También hay un coste emocional. Los niños sobreprotegidos suelen desarrollar una tolerancia baja a la frustración, ya que no han tenido suficientes oportunidades para equivocarse y recuperarse. Estudios en psicología del desarrollo indican que la exposición controlada al riesgo, como trepar a un árbol o resolver un conflicto sin intervención adulta, fomenta la resiliencia. Privarles de estas experiencias puede generar ansiedad o dependencia en la adolescencia, etapas donde la autogestión es crucial.
El dilema de los padres: proteger vs. preparar
Encontramos un equilibrio cuando entendemos que nuestra meta no es evitar todo sufrimiento, sino equipar a los niños con herramientas para navegar el mundo. Esto implica aceptar que los errores son parte del aprendizaje. Un raspon en la rodilla o una discusión con un amigo no son fracasos parentales, sino eventos normales que enseñan a regular emociones y a buscar soluciones.

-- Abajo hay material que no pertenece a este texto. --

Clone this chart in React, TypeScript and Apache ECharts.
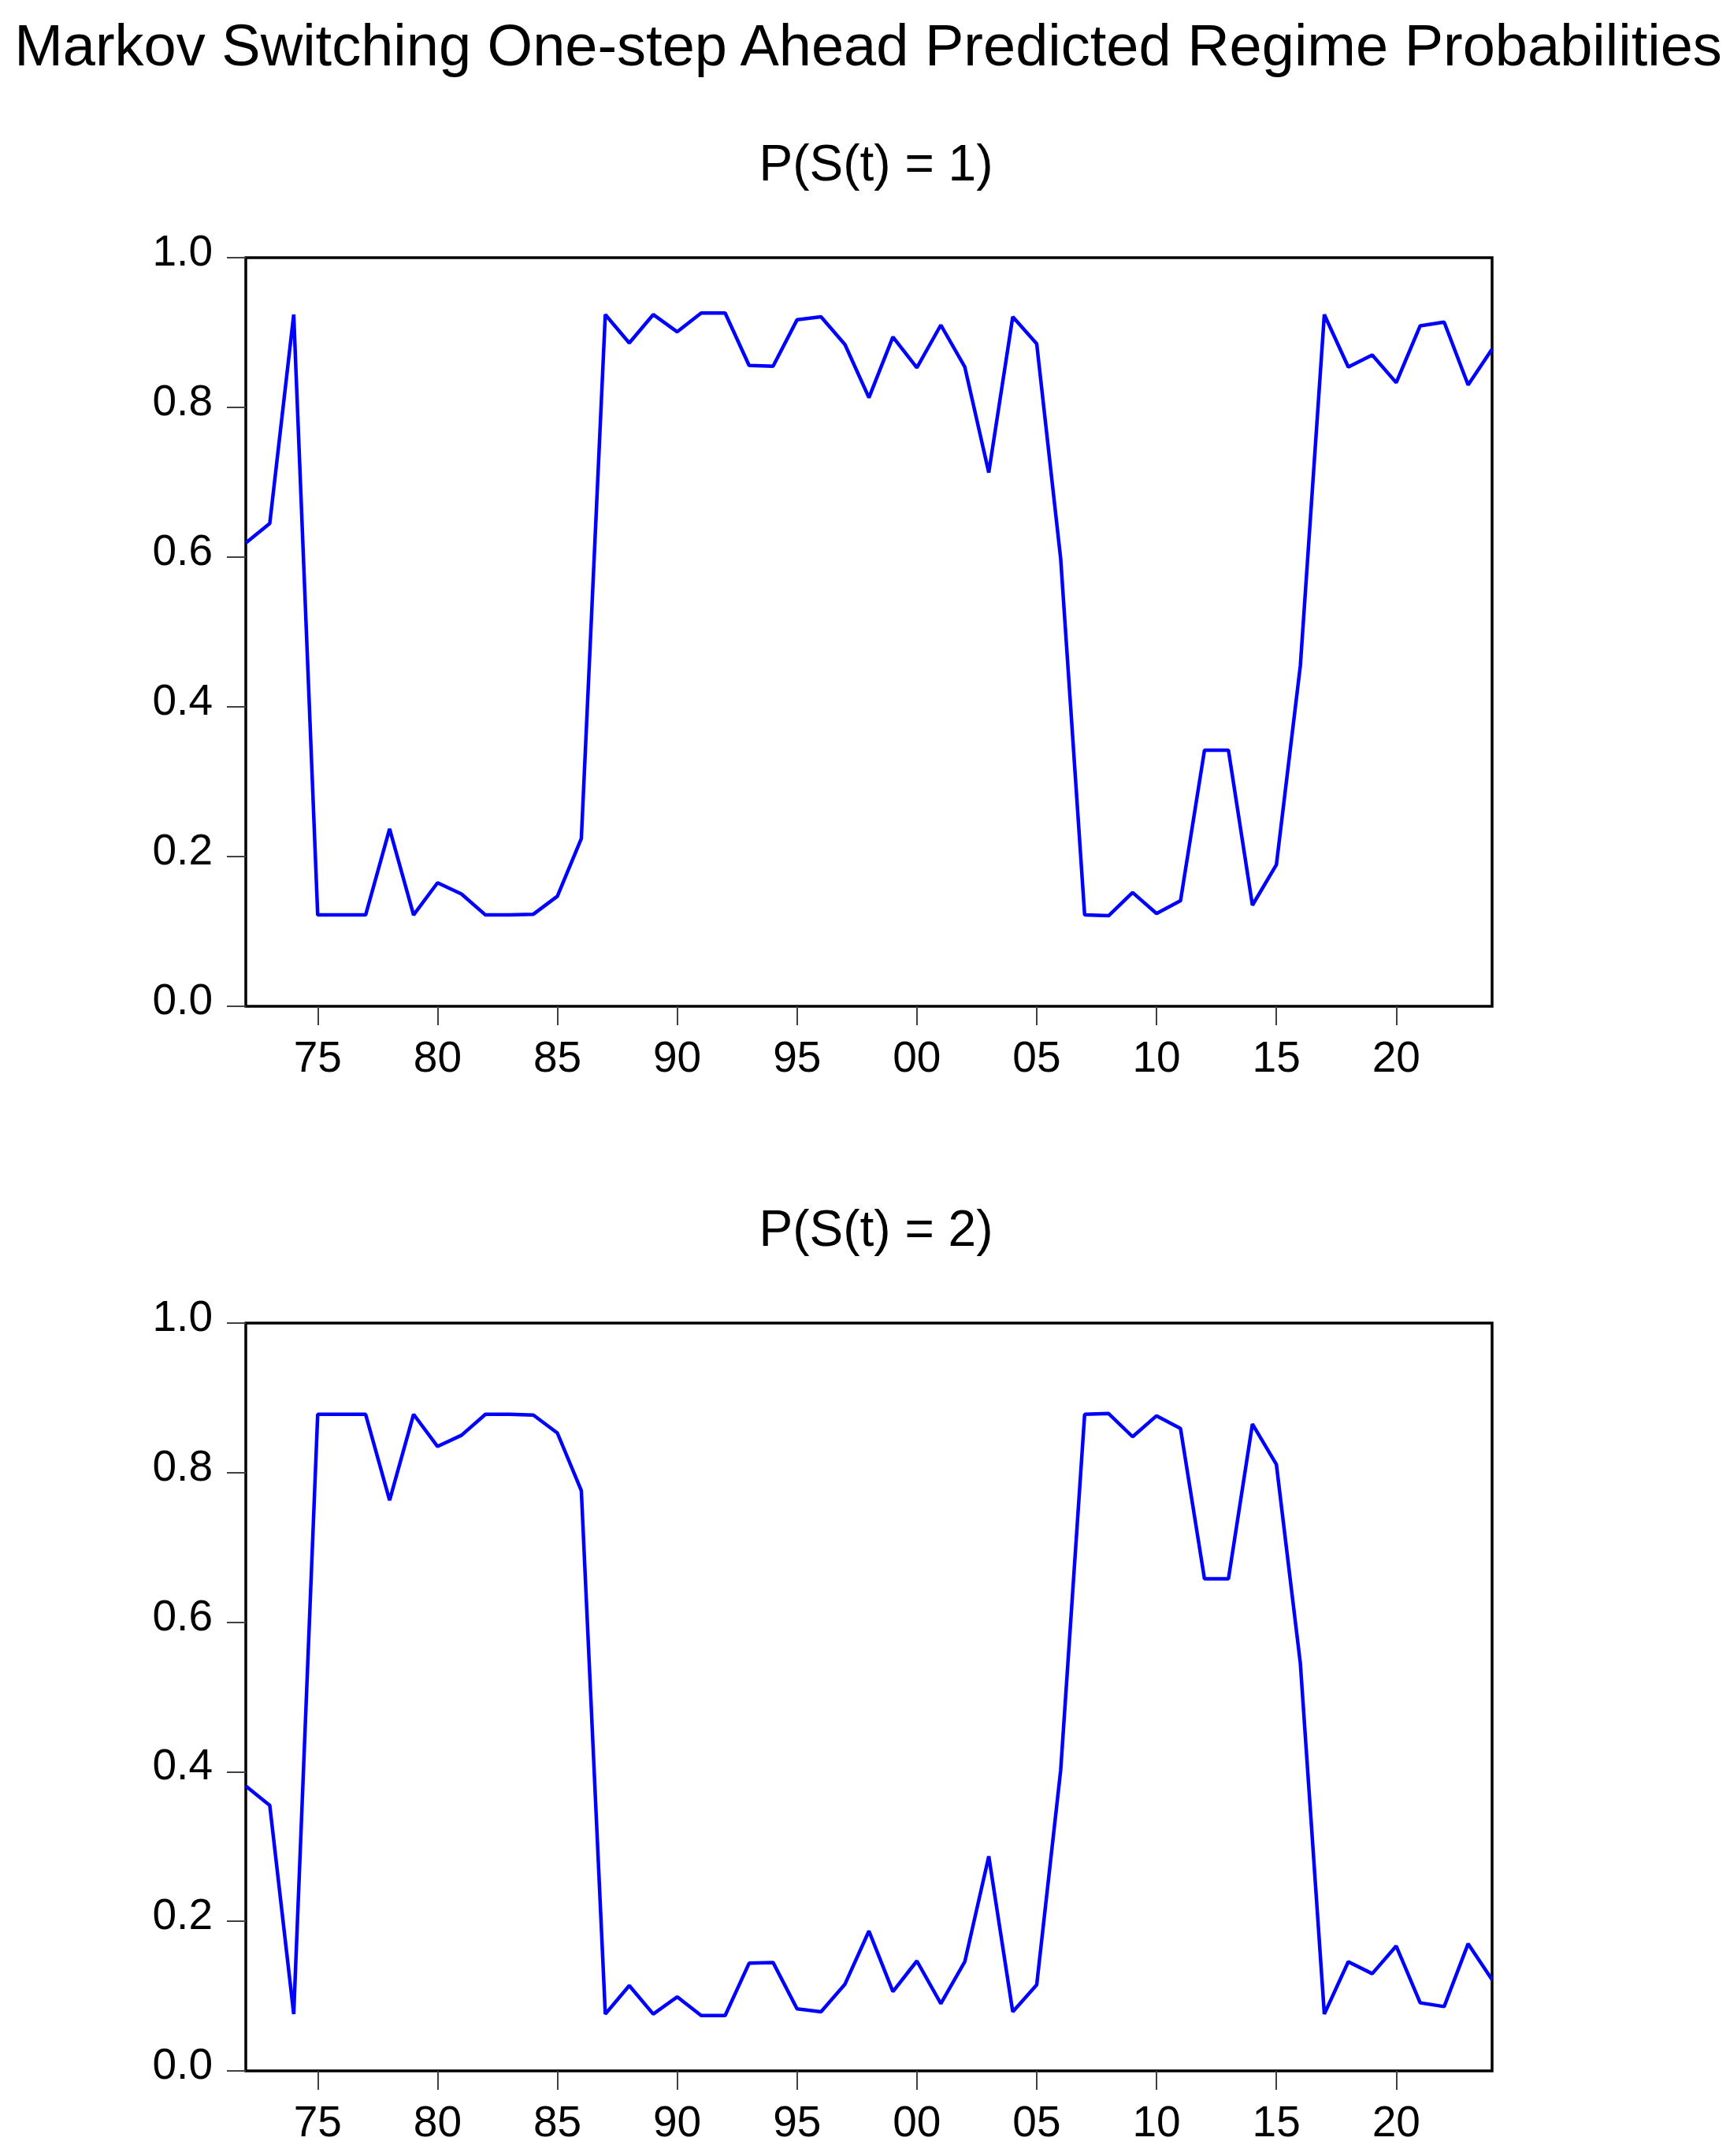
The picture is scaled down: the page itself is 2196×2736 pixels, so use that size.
import React, { useEffect, useRef } from "react";
import * as echarts from "echarts";

const years = [
  1972, 1973, 1974, 1975, 1976, 1977, 1978, 1979, 1980, 1981, 1982, 1983, 1984,
  1985, 1986, 1987, 1988, 1989, 1990, 1991, 1992, 1993, 1994, 1995, 1996, 1997,
  1998, 1999, 2000, 2001, 2002, 2003, 2004, 2005, 2006, 2007, 2008, 2009, 2010,
  2011, 2012, 2013, 2014, 2015, 2016, 2017, 2018, 2019, 2020, 2021, 2022, 2023,
  2024,
];

const probRegime1 = [
  0.619, 0.645, 0.924, 0.122, 0.122, 0.122, 0.237, 0.122, 0.165, 0.15, 0.122,
  0.122, 0.123, 0.147, 0.224, 0.924, 0.886, 0.924, 0.901, 0.926, 0.926, 0.856,
  0.855, 0.917, 0.921, 0.884, 0.813, 0.894, 0.853, 0.91, 0.854, 0.713, 0.921,
  0.885, 0.598, 0.122, 0.121, 0.152, 0.124, 0.141, 0.342, 0.342, 0.135, 0.189,
  0.455, 0.924, 0.854, 0.87, 0.833, 0.909, 0.914, 0.83, 0.878,
];

const probRegime2 = [
  0.381, 0.355, 0.076, 0.878, 0.878, 0.878, 0.763, 0.878, 0.835, 0.85, 0.878,
  0.878, 0.877, 0.853, 0.776, 0.076, 0.114, 0.076, 0.099, 0.074, 0.074, 0.144,
  0.145, 0.083, 0.079, 0.116, 0.187, 0.106, 0.147, 0.09, 0.146, 0.287, 0.079,
  0.115, 0.402, 0.878, 0.879, 0.848, 0.876, 0.859, 0.658, 0.658, 0.865, 0.811,
  0.545, 0.076, 0.146, 0.13, 0.167, 0.091, 0.086, 0.17, 0.122,
];

const xTickYears = [1975, 1980, 1985, 1990, 1995, 2000, 2005, 2010, 2015, 2020];

const chartTitle = "Markov Switching One-step Ahead Predicted Regime Probabilities";
const panelTitles = ["P(S(t) = 1)", "P(S(t) = 2)"];

const FONT = "'Liberation Sans', Arial, Helvetica, sans-serif";

export default function App() {
  const ref = useRef<HTMLDivElement>(null);

  useEffect(() => {
    document.body.style.margin = "0";
    if (!ref.current) return;
    const chart = echarts.init(ref.current, undefined, { renderer: "svg" });

    const grids = [
      { left: 312, top: 327, width: 1582, height: 950 },
      { left: 312, top: 1679, width: 1582, height: 949 },
    ];

    const xAxisFor = (gridIndex: number) => ({
      type: "value",
      gridIndex,
      min: 1972,
      max: 2024,
      axisLine: { show: false, onZero: false },
      splitLine: { show: false },
      axisTick: {
        show: true,
        inside: false,
        length: 24,
        customValues: xTickYears,
        lineStyle: { color: "#404040", width: 2 },
      },
      axisLabel: {
        show: true,
        customValues: xTickYears,
        margin: 36,
        fontSize: 55,
        lineHeight: 55,
        fontFamily: FONT,
        color: "#000",
        formatter: (v: number) => String(v % 100).padStart(2, "0"),
      },
    });

    const yAxisFor = (gridIndex: number) => ({
      type: "value",
      gridIndex,
      min: 0,
      max: 1,
      interval: 0.2,
      axisLine: { show: false },
      splitLine: { show: false },
      axisTick: {
        show: true,
        inside: false,
        length: 24,
        lineStyle: { color: "#404040", width: 2 },
      },
      axisLabel: {
        show: true,
        margin: 42,
        fontSize: 55,
        lineHeight: 18,
        verticalAlign: "bottom",
        fontFamily: FONT,
        color: "#000",
        formatter: (v: number) => v.toFixed(1),
      },
    });

    const seriesFor = (idx: number, values: number[]) => ({
      type: "line",
      xAxisIndex: idx,
      yAxisIndex: idx,
      data: years.map((y, i) => [y, values[i]]),
      symbol: "none",
      lineStyle: { color: "#0000FF", width: 4.5 },
      itemStyle: { color: "#0000FF" },
      clip: true,
    });

    chart.setOption({
      animation: false,
      backgroundColor: "#ffffff",
      grid: grids.map((g) => ({
        ...g,
        show: true,
        borderColor: "#000",
        borderWidth: 3.5,
        backgroundColor: "transparent",
        containLabel: false,
      })),
      xAxis: [xAxisFor(0), xAxisFor(1)],
      yAxis: [yAxisFor(0), yAxisFor(1)],
      series: [seriesFor(0, probRegime1), seriesFor(1, probRegime2)],
      graphic: [
        {
          type: "text",
          x: 1102,
          y: 57,
          style: {
            text: chartTitle,
            font: `74px ${FONT}`,
            fill: "#000",
            textAlign: "center",
            textVerticalAlign: "middle",
          },
        },
        {
          type: "text",
          x: 1112,
          y: 207,
          style: {
            text: panelTitles[0],
            font: `64px ${FONT}`,
            fill: "#000",
            textAlign: "center",
            textVerticalAlign: "middle",
          },
        },
        {
          type: "text",
          x: 1112,
          y: 1559,
          style: {
            text: panelTitles[1],
            font: `64px ${FONT}`,
            fill: "#000",
            textAlign: "center",
            textVerticalAlign: "middle",
          },
        },
      ],
    });

    return () => {
      chart.dispose();
    };
  }, []);

  return <div ref={ref} style={{ width: 2196, height: 2736 }} />;
}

La clave está en adaptar las responsabilidades a la edad y madurez de cada niño. A los tres/cuatro años, pueden encargarse de tareas como vestirse solos o guardar sus juguetes. A los siete/ocho, es razonable permitirles ir a casa de un compañero del colegio caminando. A los trece/catorce, pueden gestionar su tiempo de estudio sin recordatorios constantes. Cada logro, por pequeño que parezca, consolida su autoconfianza.
Obviamente, hay que evitar grandes riesgos que puedan poner la vida de nuestro hijos en peligro cuando aún no estén preparados. No sería muy lógico dejar que nuestro hijo cruce la calle solo con dos años. Pero cuando hemos cruzado la calle muchas veces de la mano, le hemos enseñado a esperar que el semáforo se ponga en verde y ,de forma supervisada, vemos que nuestro hijo realiza la tarea con éxito, en ese momento estará preparado.
Estrategias para soltar amarras sin culpa
El primer paso es diferenciar entre peligro real y riesgo percibido. Un niño que juega en un parque seguro, bajo normas claras, no está en grave peligro, aunque pueda caerse o pelearse por un turno en el columpio. Establecer pautas progresivas ayuda: comenzar con periodos cortos de juego sin supervisión directa y ampliarlos gradualmente.
Otro aspecto esencial es trabajar en nuestra propia ansiedad. Los padres transmitimos emociones de forma inconsciente a través del lenguaje corporal o el tono de voz. Si abordamos cada situación con temor, los niños internalizarán que el mundo es un lugar hostil. En cambio, si fomentamos diálogos sobre cómo actuar ante imprevistos: "¿Qué harías si te pierdes?", les empoderamos para pensar críticamente.
Confiar en su capacidad de adaptación
Los niños son más competentes de lo que creemos. Cuando les damos espacio, demuestran una habilidad innata para negociar, crear, resolver y lidera. Un estudio de la Universidad de California señala que aquellos con mayor libertad en su infancia tienden a mostrar más creatividad y liderazgo en la edad adulta.
Este enfoque también aligera la carga mental de los padres. La crianza hipervigilante es agotadora y suele generar frustración en ambas partes. Al delegar responsabilidades apropiadas, construimos una dinámica familiar más relajada y colaborativa.
Hacia una crianza consciente
El miedo nunca desaparecerá por completo, pero podemos decidir que no dicte nuestras decisiones. Al fin y al cabo, la infancia no es un trampolín hacia la vida adulta: es la vida misma. Cada experiencia que tienen nuestros hijos, ya sea de libertad, responsabilidad o incluso de tropiezo, contribuye a formar adultos capaces de pensar por sí mismos. Y hoy en día que la vida está llena de incertidumbres, esa sigue siendo la mejor herencia que podemos ofrecer.
En este aspecto los niños que se crian en pueblos pequeños, donde todo el mundo se conoce y se cuenta con una red social de protección de familia, amigos o conocidos, tienen una cierta ventaja sobre los que viven en la ciudad.